According to Dessu, there are not enough police officers included in the AU’s peacekeeping missions to respond to other types of crime.
“The absence of Police from most AU missions aimed at countering terrorism has led to weak community engagement and missed opportunities to build local Police capacity, support crime investigations and track criminal syndicates,” he wrote.
ATMIS, the AU’s mission in Somalia, is one of the few peacekeeping missions with a police component, but there are too few officers and they are not sufficiently equipped or trained.
“As a result, areas liberated by the mission’s soldiers and Somalia’s security forces often fall again to al-Shabaab extremists,” Dessu wrote. “This is due to inconsistent engagement with local populations and a failure to provide ongoing security services.”
Dessu is not the only analyst who believes AU peacekeeping missions need more police officers.
A 2023 assessment of the AU’s Multinational Joint Task Force (MNJTF) peacekeeping mission in the Lake Chad Basin urged member states Benin, Cameroon, Chad, Niger and Nigeria to build the mission’s police component.

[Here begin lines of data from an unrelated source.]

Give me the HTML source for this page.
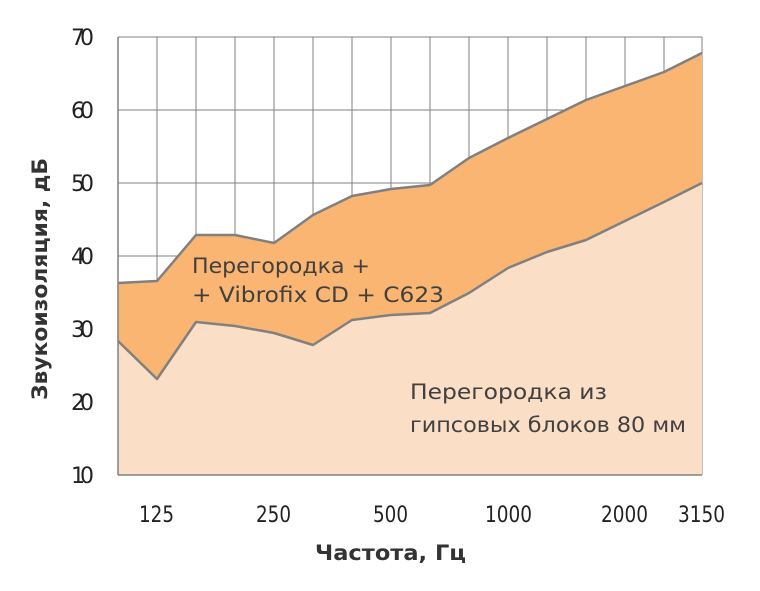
<!DOCTYPE html>
<html><head><meta charset="utf-8"><style>
body{margin:0;background:#fff;}
svg{display:block;font-family:"DejaVu Sans","Liberation Sans",sans-serif;}
</style></head><body>
<svg width="760" height="591" viewBox="0 0 760 591">
<rect width="760" height="591" fill="#fff"/>
<g stroke="#808080" stroke-width="1">
<line x1="118" y1="37" x2="702" y2="37"/><line x1="118" y1="110" x2="702" y2="110"/><line x1="118" y1="183" x2="702" y2="183"/><line x1="118" y1="256" x2="702" y2="256"/><line x1="118" y1="329" x2="702" y2="329"/><line x1="118" y1="402" x2="702" y2="402"/>
<line x1="157" y1="37" x2="157" y2="475"/><line x1="196" y1="37" x2="196" y2="475"/><line x1="235" y1="37" x2="235" y2="475"/><line x1="274" y1="37" x2="274" y2="475"/><line x1="313" y1="37" x2="313" y2="475"/><line x1="352" y1="37" x2="352" y2="475"/><line x1="391" y1="37" x2="391" y2="475"/><line x1="430" y1="37" x2="430" y2="475"/><line x1="469" y1="37" x2="469" y2="475"/><line x1="508" y1="37" x2="508" y2="475"/><line x1="547" y1="37" x2="547" y2="475"/><line x1="586" y1="37" x2="586" y2="475"/><line x1="625" y1="37" x2="625" y2="475"/><line x1="664" y1="37" x2="664" y2="475"/><line x1="702" y1="37" x2="702" y2="475"/>
</g>
<polygon fill="#F9B571" points="118,283 157,281 196,235 235,235 274,243 313,215 352,196 391,189 430,185 469,158 508,138 547,119 586,100 625,86 664,72 702,53 702,183 664,202 625,221 586,240 547,252 508,268 469,293 430,313 391,315 352,320 313,345 274,333 235,326 196,322 157,379 118,341"/>
<polygon fill="#FBDEC6" points="118,341 157,379 196,322 235,326 274,333 313,345 352,320 391,315 430,313 469,293 508,268 547,252 586,240 625,221 664,202 702,183 702,475 118,475"/>
<g fill="none" stroke="#808080" stroke-width="2.5" stroke-linejoin="round">
<polyline points="118,283 157,281 196,235 235,235 274,243 313,215 352,196 391,189 430,185 469,158 508,138 547,119 586,100 625,86 664,72 702,53"/>
<polyline points="118,341 157,379 196,322 235,326 274,333 313,345 352,320 391,315 430,313 469,293 508,268 547,252 586,240 625,221 664,202 702,183"/>
</g>
<g stroke="#808080" stroke-width="1.5"><line x1="118" y1="37" x2="118" y2="475"/><line x1="118" y1="475" x2="702" y2="475"/></g>
<g font-size="22" fill="#222" lengthAdjust="spacingAndGlyphs">
<text x="71" y="45" textLength="23">70</text><text x="71" y="118" textLength="23">60</text><text x="71" y="191" textLength="23">50</text><text x="71" y="264" textLength="23">40</text><text x="71" y="337" textLength="23">30</text><text x="71" y="410" textLength="23">20</text><text x="71" y="483" textLength="23">10</text>
</g>
<g font-size="22" fill="#222">
<text x="139" y="522" textLength="35" lengthAdjust="spacingAndGlyphs">125</text>
<text x="256" y="522" textLength="35" lengthAdjust="spacingAndGlyphs">250</text>
<text x="373" y="522" textLength="35" lengthAdjust="spacingAndGlyphs">500</text>
<text x="485" y="522" textLength="47" lengthAdjust="spacingAndGlyphs">1000</text>
<text x="601" y="522" textLength="47" lengthAdjust="spacingAndGlyphs">2000</text>
<text x="678" y="522" textLength="47" lengthAdjust="spacingAndGlyphs">3150</text>
</g>
<text x="315" y="560" font-size="21" font-weight="bold" fill="#333" textLength="151" lengthAdjust="spacingAndGlyphs">Частота, Гц</text>
<text transform="translate(47,400) rotate(-90)" font-size="21" font-weight="bold" fill="#333" textLength="242" lengthAdjust="spacingAndGlyphs">Звукоизоляция, дБ</text>
<g font-size="21" fill="#404040">
<text x="192" y="273" textLength="178" lengthAdjust="spacingAndGlyphs">Перегородка +</text>
<text x="192" y="302" textLength="252" lengthAdjust="spacingAndGlyphs">+ Vibrofix CD + C623</text>
<text x="410" y="399" textLength="197" lengthAdjust="spacingAndGlyphs">Перегородка из</text>
<text x="410" y="432" textLength="276" lengthAdjust="spacingAndGlyphs">гипсовых блоков 80 мм</text>
</g>
</svg>
</body></html>
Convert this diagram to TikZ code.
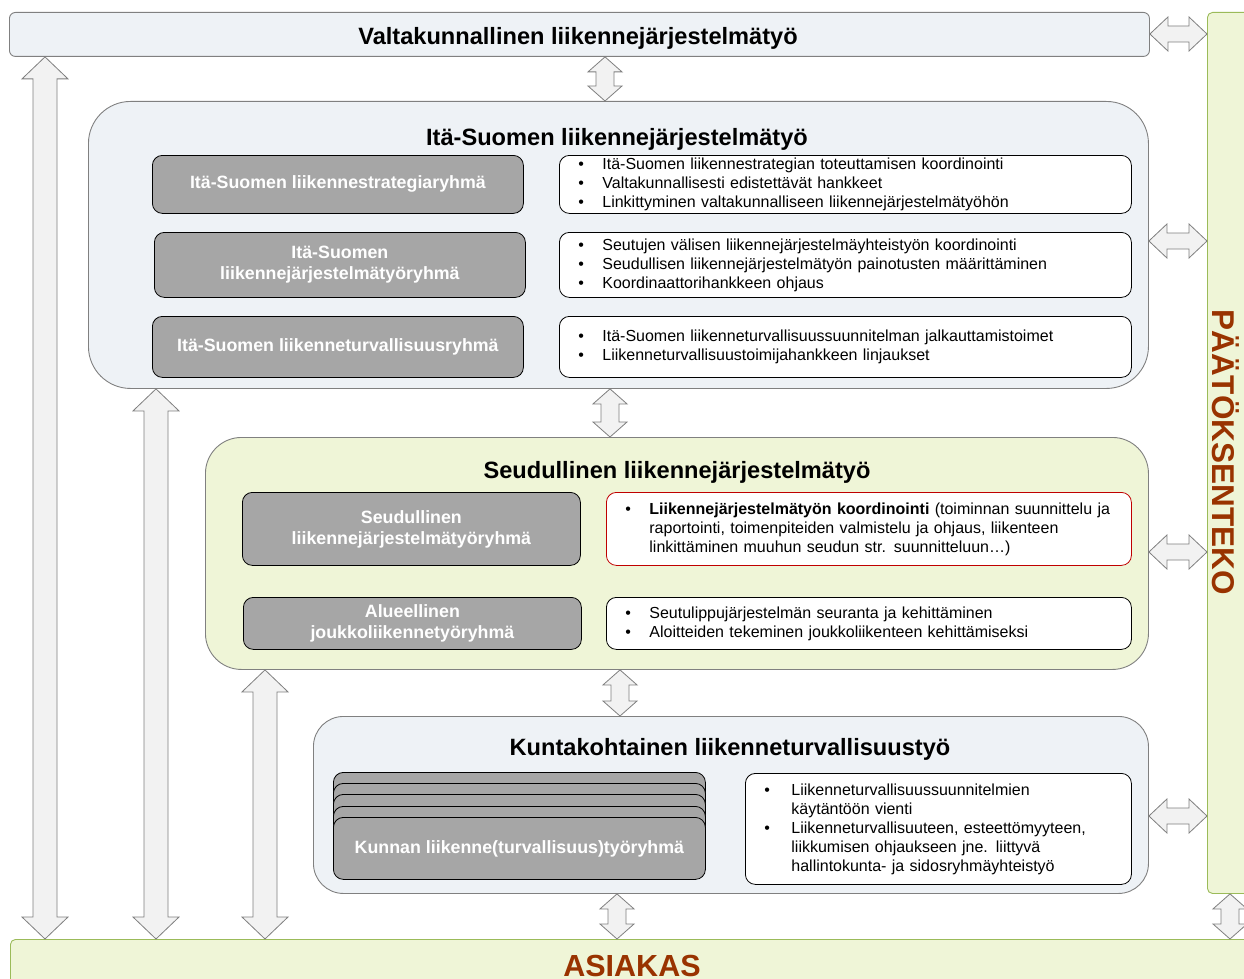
\documentclass[tikz,border=0pt]{standalone}
\usepackage{fontspec}
\setmainfont{Liberation Sans}
\usetikzlibrary{calc}

\definecolor{paleblue}{HTML}{EEF2F6}
\definecolor{palegreen}{HTML}{EFF5D7}
\definecolor{greenline}{HTML}{9BBB59}
\definecolor{frame}{HTML}{808080}
\definecolor{boxgray}{HTML}{A6A6A6}
\definecolor{arrowfill}{HTML}{F2F2F2}
\definecolor{arrowline}{HTML}{7F7F7F}
\definecolor{redline}{HTML}{C00000}
\definecolor{titlebrown}{HTML}{993300}

\newcommand{\titlefont}{\fontsize{23.6}{28}\selectfont\bfseries}
\newcommand{\groupfont}{\fontsize{17.8}{21}\selectfont\bfseries}
\newcommand{\listfont}{\fontsize{16}{19}\selectfont}
\newcommand{\bigfont}{\fontsize{30.5}{36}\selectfont\bfseries}
\newcommand{\sidefont}{\fontsize{31.5}{36}\selectfont\bfseries}

% bullet and hanging indent
\newcommand{\bul}[1][24pt]{\makebox[#1][l]{\textbullet}}
\newcommand{\cont}[1][24pt]{\hspace*{#1}}

% double block arrows: column/row, from, to, shaft half, head half, head length
\newcommand{\vdarrow}[6]{%
  \draw[blockarrow] let \p1=(#2 -| #1), \p2=(#3 -| #1) in
    (\p1) -- ({\x1+#5pt},{\y1-#6pt}) -- ({\x1+#4pt},{\y1-#6pt})
    -- ({\x1+#4pt},{\y2+#6pt}) -- ({\x1+#5pt},{\y2+#6pt}) -- (\p2)
    -- ({\x1-#5pt},{\y2+#6pt}) -- ({\x1-#4pt},{\y2+#6pt})
    -- ({\x1-#4pt},{\y1-#6pt}) -- ({\x1-#5pt},{\y1-#6pt}) -- cycle;}
\newcommand{\hdarrow}[6]{%
  \draw[blockarrow] let \p1=(#2 |- #1), \p2=(#3 |- #1) in
    (\p1) -- ({\x1+#6pt},{\y1+#5pt}) -- ({\x1+#6pt},{\y1+#4pt})
    -- ({\x2-#6pt},{\y1+#4pt}) -- ({\x2-#6pt},{\y1+#5pt}) -- (\p2)
    -- ({\x2-#6pt},{\y1-#5pt}) -- ({\x2-#6pt},{\y1-#4pt})
    -- ({\x1+#6pt},{\y1-#4pt}) -- ({\x1+#6pt},{\y1-#5pt}) -- cycle;}

\begin{document}
\begin{tikzpicture}[x=1pt,y=-1pt]
  \tikzstyle{area}=[draw=frame,line width=0.9pt,anchor=north west,inner sep=0pt]
  \tikzstyle{bar}=[draw=greenline,fill=palegreen,line width=0.9pt,anchor=north west,rounded corners=5pt]
  \tikzstyle{groupbox}=[draw=black,fill=boxgray,line width=0.8pt,rounded corners=10pt,anchor=north west,inner sep=0pt,align=center,text=white,font=\groupfont]
  \tikzstyle{listbox}=[draw=black,fill=white,line width=0.8pt,rounded corners=10pt,anchor=north west,inner xsep=19pt,inner ysep=0pt,align=left,font=\listfont]
  \tikzstyle{title}=[anchor=base,font=\titlefont]
  \tikzstyle{blockarrow}=[draw=arrowline,fill=arrowfill,line width=0.8pt,line join=miter]

  \useasboundingbox (0,0) rectangle (1244,979);

  % decision making and customer
  \node[bar,minimum width=80,minimum height=881] (paatos) at (1207,12) {};
  \node[bar,minimum width=1280,minimum height=80] (asiakas) at (10,939) {};
  \node[anchor=base,rotate=-90,font=\sidefont,text=titlebrown] (paatostext) at (1212,452) {PÄÄTÖKSENTEKO};
  \node[anchor=base,font=\bigfont,text=titlebrown] (asiakastext) at (632,976) {ASIAKAS};

  % national level
  \node[area,fill=paleblue,rounded corners=6pt,minimum width=1140,minimum height=44] (valta) at (9,12) {};
  \node[title] (valtatitle) at (578,45) {Valtakunnallinen liikennejärjestelmätyö};

  % Itä-Suomi
  \node[area,fill=paleblue,rounded corners=42pt,minimum width=1060,minimum height=287] (ita) at (88,101) {};
  \node[title] (itatitle) at (617,146) {Itä-Suomen liikennejärjestelmätyö};
  \node[groupbox,minimum width=371,minimum height=58] (itag1) at (152,155) {Itä-Suomen liikennestrategiaryhmä};
  \node[groupbox,minimum width=371,minimum height=65] (itag2) at (154,232) {Itä-Suomen\\liikennejärjestelmätyöryhmä};
  \node[groupbox,minimum width=371,minimum height=61] (itag3) at (152,316) {Itä-Suomen liikenneturvallisuusryhmä};
  \node[listbox,text width=534,minimum height=58] (ital1) at (559,155)
    {\bul Itä-Suomen liikennestrategian toteuttamisen koordinointi\\
     \bul Valtakunnallisesti edistettävät hankkeet\\
     \bul Linkittyminen valtakunnalliseen liikennejärjestelmätyöhön};
  \node[listbox,text width=534,minimum height=65] (ital2) at (559,232)
    {\bul Seutujen välisen liikennejärjestelmäyhteistyön koordinointi\\
     \bul Seudullisen liikennejärjestelmätyön painotusten määrittäminen\\
     \bul Koordinaattorihankkeen ohjaus};
  \node[listbox,text width=534,minimum height=61] (ital3) at (559,316)
    {\bul Itä-Suomen liikenneturvallisuussuunnitelman jalkauttamistoimet\\
     \bul Liikenneturvallisuustoimijahankkeen linjaukset};

  % seutu
  \node[area,fill=palegreen,rounded corners=36pt,minimum width=943,minimum height=232] (seutu) at (205,437) {};
  \node[title] (seututitle) at (677,478) {Seudullinen liikennejärjestelmätyö};
  \node[groupbox,minimum width=338,minimum height=73] (seutug1) at (242,492) {Seudullinen\\liikennejärjestelmätyöryhmä};
  \node[groupbox,minimum width=338,minimum height=52] (seutug2) at (243,597) {Alueellinen\\joukkoliikennetyöryhmä};
  \node[listbox,draw=redline,text width=487,minimum height=73] (seutul1) at (606,492)
    {\bul\textbf{Liikennejärjestelmätyön koordinointi} (toiminnan suunnittelu ja\\
     \cont raportointi, toimenpiteiden valmistelu ja ohjaus, liikenteen\\
     \cont linkittäminen muuhun seudun str. suunnitteluun…)};
  \node[listbox,text width=487,minimum height=52] (seutul2) at (606,597)
    {\bul Seutulippujärjestelmän seuranta ja kehittäminen\\
     \bul Aloitteiden tekeminen joukkoliikenteen kehittämiseksi};

  % kunta
  \node[area,fill=paleblue,rounded corners=30pt,minimum width=835,minimum height=177] (kunta) at (313,716) {};
  \node[title] (kuntatitle) at (730,755) {Kuntakohtainen liikenneturvallisuustyö};
  \foreach \ystack in {772,783,794,806}
    \node[groupbox,minimum width=372,minimum height=61] at (333,\ystack) {};
  \node[groupbox,minimum width=372,minimum height=62] (kuntag) at (333,817) {Kunnan liikenne(turvallisuus)työryhmä};
  \node[listbox,text width=348,minimum height=111] (kuntal) at (745,773)
    {\bul[27pt]Liikenneturvallisuussuunnitelmien\\
     \cont[27pt]käytäntöön vienti\\
     \bul[27pt]Liikenneturvallisuuteen, esteettömyyteen,\\
     \cont[27pt]liikkumisen ohjaukseen jne. liittyvä\\
     \cont[27pt]hallintokunta- ja sidosryhmäyhteistyö};

  % arrows
  \coordinate (colA) at (45,0);
  \coordinate (colB) at (156,0);
  \coordinate (colC) at (265,0);
  \coordinate (colD) at (605,0);
  \coordinate (colE) at (610,0);
  \coordinate (colF) at (620,0);
  \coordinate (colG) at (617,0);
  \coordinate (colH) at (1230,0);
  \coordinate (rowA) at (0,34);
  \coordinate (rowB) at (0,241);
  \coordinate (rowC) at (0,552);
  \coordinate (rowD) at (0,816);
  \vdarrow{colA}{valta.south}{asiakas.north}{12}{23}{22}
  \vdarrow{colB}{ita.south}{asiakas.north}{12}{23}{22}
  \vdarrow{colC}{seutu.south}{asiakas.north}{12}{23}{22}
  \vdarrow{colD}{valta.south}{ita.north}{9}{17}{15}
  \vdarrow{colE}{ita.south}{seutu.north}{9}{17}{15}
  \vdarrow{colF}{seutu.south}{kunta.north}{9}{17}{15}
  \vdarrow{colG}{kunta.south}{asiakas.north}{9}{17}{15}
  \vdarrow{colH}{paatos.south}{asiakas.north}{9}{17}{15}
  \hdarrow{rowA}{valta.east}{paatos.west}{8}{17}{18}
  \hdarrow{rowB}{ita.east}{paatos.west}{8}{17}{18}
  \hdarrow{rowC}{seutu.east}{paatos.west}{8}{17}{18}
  \hdarrow{rowD}{kunta.east}{paatos.west}{8}{17}{18}
\end{tikzpicture}
\end{document}
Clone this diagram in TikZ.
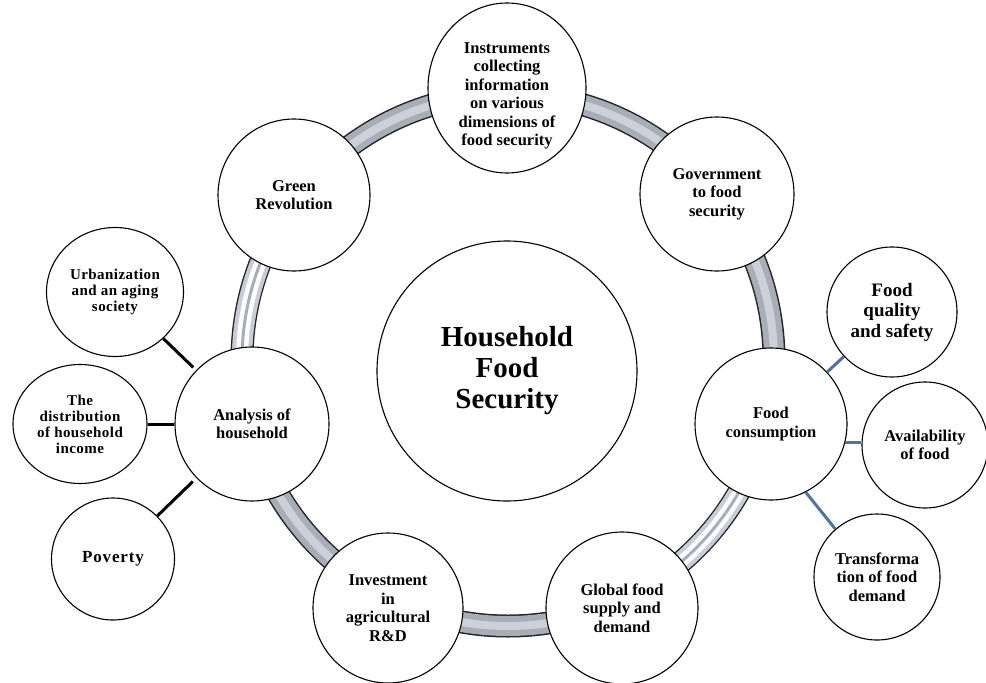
\documentclass[tikz,border=0pt]{standalone}
\usepackage{fontspec}
\setmainfont{Liberation Serif}
\usetikzlibrary{shapes.geometric}
\definecolor{ringgray}{HTML}{A9ADB8}
\definecolor{ringlight}{HTML}{CDD0D9}
\definecolor{ringlav}{HTML}{C8CBD8}
\definecolor{linkblue}{HTML}{4F7399}
\begin{document}
\begin{tikzpicture}[x=1pt,y=-1pt,
  bub/.style={circle, draw=black, line width=1.1pt, fill=white, inner sep=0pt, align=center,
    font=\bfseries\fontsize{16.5}{18.5}\selectfont},
  ebub/.style={ellipse, draw=black, line width=1.1pt, fill=white, inner sep=0pt, align=center,
    font=\bfseries\fontsize{15}{16}\selectfont\addfontfeature{LetterSpace=3}},
  blink/.style={line width=3pt, black},
  slink/.style={line width=3pt, linkblue},
  ringout/.style={line width=23pt, black!85},
  ringbase/.style={line width=20pt, ringgray},
  ringmid/.style={line width=8pt, ringlight},
  stripebase/.style={line width=20pt, ringlav},
  stripewhite/.style={line width=12pt, white},
  stripecore/.style={line width=3pt, ringgray}]
\useasboundingbox (0,0) rectangle (986,683);
\fill[white] (0,0) rectangle (986,683);
\coordinate (ringc) at (508,360);
% ring band
\draw[ringout] (ringc) circle[radius=266];
\draw[ringbase] (ringc) circle[radius=266];
\draw[ringmid] (ringc) circle[radius=266];
\foreach \a/\b in {166/218, 13/66}{
  \draw[stripebase] (ringc) ++(\a:266) arc[start angle=\a, end angle=\b, radius=266];
  \draw[stripewhite] (ringc) ++(\a:266) arc[start angle=\a, end angle=\b, radius=266];
  \draw[stripecore] (ringc) ++(\a:266) arc[start angle=\a, end angle=\b, radius=266];
}
% centre
\node[bub, minimum size=260, font=\bfseries\fontsize{29}{31}\selectfont] (hfs) at (507,371) {Household\\Food\\Security};
% ring nodes
\node[ellipse, draw=black, line width=1.1pt, fill=white, inner sep=0pt,
  minimum width=158, minimum height=170, font=\bfseries\fontsize{16.5}{18.5}\selectfont] (instr) at (507,88)
  {\raisebox{-8pt}[\height][\depth]{\begin{tabular}{@{}c@{}}Instruments\\collecting\\information\\on various\\dimensions of\\food security\end{tabular}}};
\node[bub, minimum size=154] (gov) at (717,194) {Government\\to food\\security};
\node[bub, minimum size=152] (cons) at (771,424) {Food\\consumption};
\node[bub, minimum size=152] (glob) at (622,608) {Global food\\supply and\\demand};
\node[bub, minimum size=150] (inv) at (388,608) {Investment\\in\\agricultural\\R\&D};
\node[bub, minimum size=154] (anal) at (252,424) {Analysis of\\household};
\node[bub, minimum size=152] (green) at (294,195) {Green\\Revolution};
% satellites right
\node[bub, minimum size=130, font=\bfseries\fontsize{19}{20.5}\selectfont] (qual) at (892,312) {Food\\quality\\and safety};
\node[bub, minimum size=126] (avail) at (925,445) {Availability\\of food};
\node[bub, minimum size=126] (trans) at (877,577) {Transforma\\tion of food\\demand};
% satellites left
\node[ebub, minimum width=137, minimum height=129] (urb) at (115,292) {Urbanization\\and an aging\\society};
\node[ebub, minimum width=134, minimum height=119] (dist) at (80,424) {The\\distribution\\of household\\income};
\node[ebub, minimum width=123, minimum height=122,
  font=\bfseries\fontsize{17}{18}\selectfont\addfontfeature{LetterSpace=5}] (pov) at (113,559) {Poverty};
% links
\draw[blink, shorten >=4pt] (urb) -- (anal);
\draw[blink] (dist) -- (anal);
\draw[blink, shorten >=5pt] (pov) -- (anal);
\draw[slink] (cons) -- (qual);
\draw[slink] (cons.-14) -- (avail.west |- cons.-14);
\draw[slink] (cons.-63) -- (trans.131);
\end{tikzpicture}
\end{document}
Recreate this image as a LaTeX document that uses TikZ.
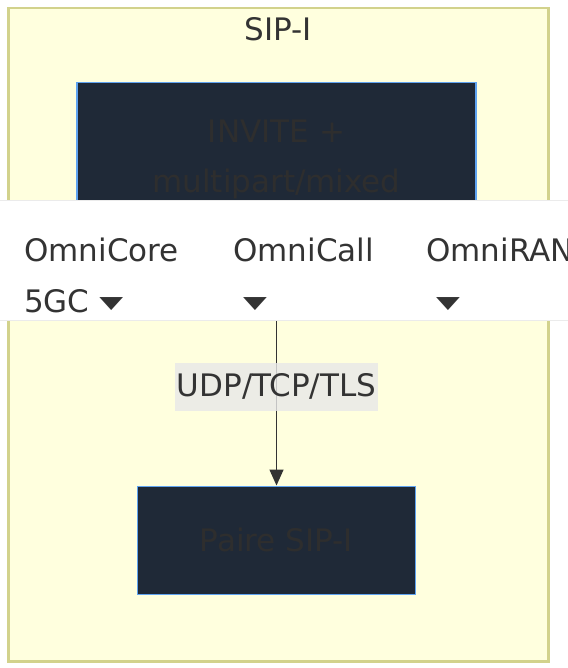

Military forces usually are not configured or trained to deal effectively with police matters.
The Norwegian Institute of International Affairs report noted the MNJTF’s military successes in driving Boko Haram from communities it previously controlled and into the islands known as the Tumbuns of Lake Chad.
But in some communities where relative peace has been restored, military troops remain, often performing tasks normally done by police officers, such as protecting farmers and operating checkpoints.
“This situation drains available military resources, limiting the number of troops available to conduct and sustain offensive operations deep into the Tumbuns to defeat the terrorists effectively,” the report said.
The assessment suggested that the AU’s Peace Support Operations Division could help member states develop and operate a police component and transition from deploying troops in areas of conflict to using national police forces.
It urged MNJTF member states to start recruiting, training, resourcing and deploying police components as either a national force deployment or embedded in the MNJTF. The Martin Luther Agwai International Peacekeeping Center in Nigeria and the Kofi Annan International Peacekeeping Training Centre in Ghana could train potential police officers.
“Moreover, the existing partnership between the AU and the EU [European Union] would provide an opportunity to get support from the EU Training Mission for the training of the Police component of the MNJTF,” the assessment said.